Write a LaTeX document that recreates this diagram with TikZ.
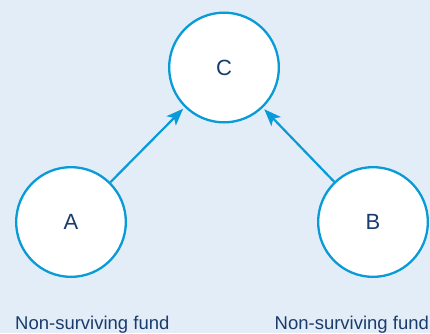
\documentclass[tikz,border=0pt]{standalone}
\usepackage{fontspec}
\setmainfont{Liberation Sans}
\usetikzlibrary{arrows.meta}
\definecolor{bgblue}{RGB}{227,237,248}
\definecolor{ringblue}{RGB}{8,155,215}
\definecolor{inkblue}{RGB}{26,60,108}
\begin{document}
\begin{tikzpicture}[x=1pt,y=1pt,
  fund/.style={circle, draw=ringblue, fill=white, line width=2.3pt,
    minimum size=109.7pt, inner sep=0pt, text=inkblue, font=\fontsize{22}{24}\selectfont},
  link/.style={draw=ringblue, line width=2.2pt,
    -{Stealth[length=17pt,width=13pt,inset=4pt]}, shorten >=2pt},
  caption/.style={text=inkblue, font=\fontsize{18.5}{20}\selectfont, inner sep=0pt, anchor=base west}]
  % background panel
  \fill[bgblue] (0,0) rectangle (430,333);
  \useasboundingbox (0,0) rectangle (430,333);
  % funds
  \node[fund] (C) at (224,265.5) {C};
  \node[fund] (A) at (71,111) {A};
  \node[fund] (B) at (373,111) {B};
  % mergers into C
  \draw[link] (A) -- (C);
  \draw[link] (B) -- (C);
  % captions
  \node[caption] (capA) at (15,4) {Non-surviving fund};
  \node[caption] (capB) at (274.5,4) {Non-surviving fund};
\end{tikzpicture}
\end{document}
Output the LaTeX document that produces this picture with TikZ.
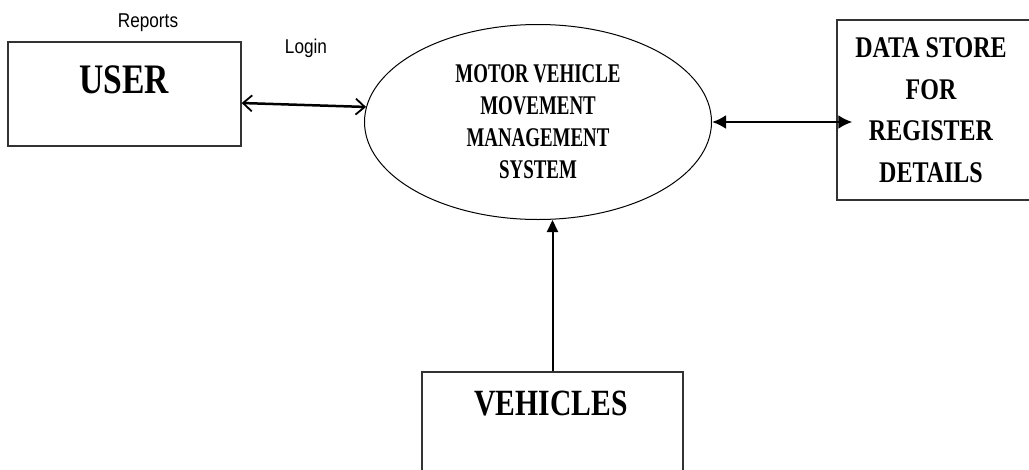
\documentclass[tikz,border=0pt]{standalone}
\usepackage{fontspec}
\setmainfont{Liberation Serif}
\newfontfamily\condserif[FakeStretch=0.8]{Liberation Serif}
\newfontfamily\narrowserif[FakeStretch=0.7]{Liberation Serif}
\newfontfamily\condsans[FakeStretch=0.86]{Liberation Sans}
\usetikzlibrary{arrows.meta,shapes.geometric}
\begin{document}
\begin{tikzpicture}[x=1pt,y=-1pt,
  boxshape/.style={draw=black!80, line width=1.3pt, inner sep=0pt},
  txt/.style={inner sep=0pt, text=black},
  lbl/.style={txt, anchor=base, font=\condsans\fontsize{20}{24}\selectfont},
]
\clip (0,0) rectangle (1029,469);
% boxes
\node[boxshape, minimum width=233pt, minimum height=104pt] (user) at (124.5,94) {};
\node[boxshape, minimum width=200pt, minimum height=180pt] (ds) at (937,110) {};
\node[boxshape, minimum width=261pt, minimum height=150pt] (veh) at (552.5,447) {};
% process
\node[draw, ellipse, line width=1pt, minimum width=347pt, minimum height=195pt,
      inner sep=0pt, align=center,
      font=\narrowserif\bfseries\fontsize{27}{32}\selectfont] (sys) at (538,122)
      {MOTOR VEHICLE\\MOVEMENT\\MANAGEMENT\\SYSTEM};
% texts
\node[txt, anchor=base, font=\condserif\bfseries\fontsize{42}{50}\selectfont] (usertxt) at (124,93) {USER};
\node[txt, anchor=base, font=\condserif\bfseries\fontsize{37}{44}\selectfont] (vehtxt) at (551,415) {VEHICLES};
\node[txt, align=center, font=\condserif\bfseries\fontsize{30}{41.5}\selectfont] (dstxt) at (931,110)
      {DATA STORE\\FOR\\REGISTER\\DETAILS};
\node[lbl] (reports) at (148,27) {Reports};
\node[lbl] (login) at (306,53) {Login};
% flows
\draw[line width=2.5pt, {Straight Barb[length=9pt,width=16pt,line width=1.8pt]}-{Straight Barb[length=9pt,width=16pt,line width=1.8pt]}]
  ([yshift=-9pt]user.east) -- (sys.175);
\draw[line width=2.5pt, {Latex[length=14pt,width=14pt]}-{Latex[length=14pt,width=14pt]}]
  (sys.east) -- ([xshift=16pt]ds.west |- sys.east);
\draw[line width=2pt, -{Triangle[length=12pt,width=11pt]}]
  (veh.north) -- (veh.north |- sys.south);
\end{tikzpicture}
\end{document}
----
**AIM OF THE TASK:** Take the data above and repeat it exactly, leaving each picture out.

**RESPONSE:**
Write a LaTeX document that recreates this diagram with TikZ.
\documentclass[tikz,border=0pt]{standalone}
\usepackage{fontspec}
\setmainfont{Liberation Sans}
\usetikzlibrary{arrows.meta}
\definecolor{bgblue}{RGB}{227,237,248}
\definecolor{ringblue}{RGB}{8,155,215}
\definecolor{inkblue}{RGB}{26,60,108}
\begin{document}
\begin{tikzpicture}[x=1pt,y=1pt,
  fund/.style={circle, draw=ringblue, fill=white, line width=2.3pt,
    minimum size=109.7pt, inner sep=0pt, text=inkblue, font=\fontsize{22}{24}\selectfont},
  link/.style={draw=ringblue, line width=2.2pt,
    -{Stealth[length=17pt,width=13pt,inset=4pt]}, shorten >=2pt},
  caption/.style={text=inkblue, font=\fontsize{18.5}{20}\selectfont, inner sep=0pt, anchor=base west}]
  % background panel
  \fill[bgblue] (0,0) rectangle (430,333);
  \useasboundingbox (0,0) rectangle (430,333);
  % funds
  \node[fund] (C) at (224,265.5) {C};
  \node[fund] (A) at (71,111) {A};
  \node[fund] (B) at (373,111) {B};
  % mergers into C
  \draw[link] (A) -- (C);
  \draw[link] (B) -- (C);
  % captions
  \node[caption] (capA) at (15,4) {Non-surviving fund};
  \node[caption] (capB) at (274.5,4) {Non-surviving fund};
\end{tikzpicture}
\end{document}
Output the LaTeX document that produces this picture with TikZ.
\documentclass[tikz,border=0pt]{standalone}
\usepackage{fontspec}
\setmainfont{Liberation Serif}
\newfontfamily\condserif[FakeStretch=0.8]{Liberation Serif}
\newfontfamily\narrowserif[FakeStretch=0.7]{Liberation Serif}
\newfontfamily\condsans[FakeStretch=0.86]{Liberation Sans}
\usetikzlibrary{arrows.meta,shapes.geometric}
\begin{document}
\begin{tikzpicture}[x=1pt,y=-1pt,
  boxshape/.style={draw=black!80, line width=1.3pt, inner sep=0pt},
  txt/.style={inner sep=0pt, text=black},
  lbl/.style={txt, anchor=base, font=\condsans\fontsize{20}{24}\selectfont},
]
\clip (0,0) rectangle (1029,469);
% boxes
\node[boxshape, minimum width=233pt, minimum height=104pt] (user) at (124.5,94) {};
\node[boxshape, minimum width=200pt, minimum height=180pt] (ds) at (937,110) {};
\node[boxshape, minimum width=261pt, minimum height=150pt] (veh) at (552.5,447) {};
% process
\node[draw, ellipse, line width=1pt, minimum width=347pt, minimum height=195pt,
      inner sep=0pt, align=center,
      font=\narrowserif\bfseries\fontsize{27}{32}\selectfont] (sys) at (538,122)
      {MOTOR VEHICLE\\MOVEMENT\\MANAGEMENT\\SYSTEM};
% texts
\node[txt, anchor=base, font=\condserif\bfseries\fontsize{42}{50}\selectfont] (usertxt) at (124,93) {USER};
\node[txt, anchor=base, font=\condserif\bfseries\fontsize{37}{44}\selectfont] (vehtxt) at (551,415) {VEHICLES};
\node[txt, align=center, font=\condserif\bfseries\fontsize{30}{41.5}\selectfont] (dstxt) at (931,110)
      {DATA STORE\\FOR\\REGISTER\\DETAILS};
\node[lbl] (reports) at (148,27) {Reports};
\node[lbl] (login) at (306,53) {Login};
% flows
\draw[line width=2.5pt, {Straight Barb[length=9pt,width=16pt,line width=1.8pt]}-{Straight Barb[length=9pt,width=16pt,line width=1.8pt]}]
  ([yshift=-9pt]user.east) -- (sys.175);
\draw[line width=2.5pt, {Latex[length=14pt,width=14pt]}-{Latex[length=14pt,width=14pt]}]
  (sys.east) -- ([xshift=16pt]ds.west |- sys.east);
\draw[line width=2pt, -{Triangle[length=12pt,width=11pt]}]
  (veh.north) -- (veh.north |- sys.south);
\end{tikzpicture}
\end{document}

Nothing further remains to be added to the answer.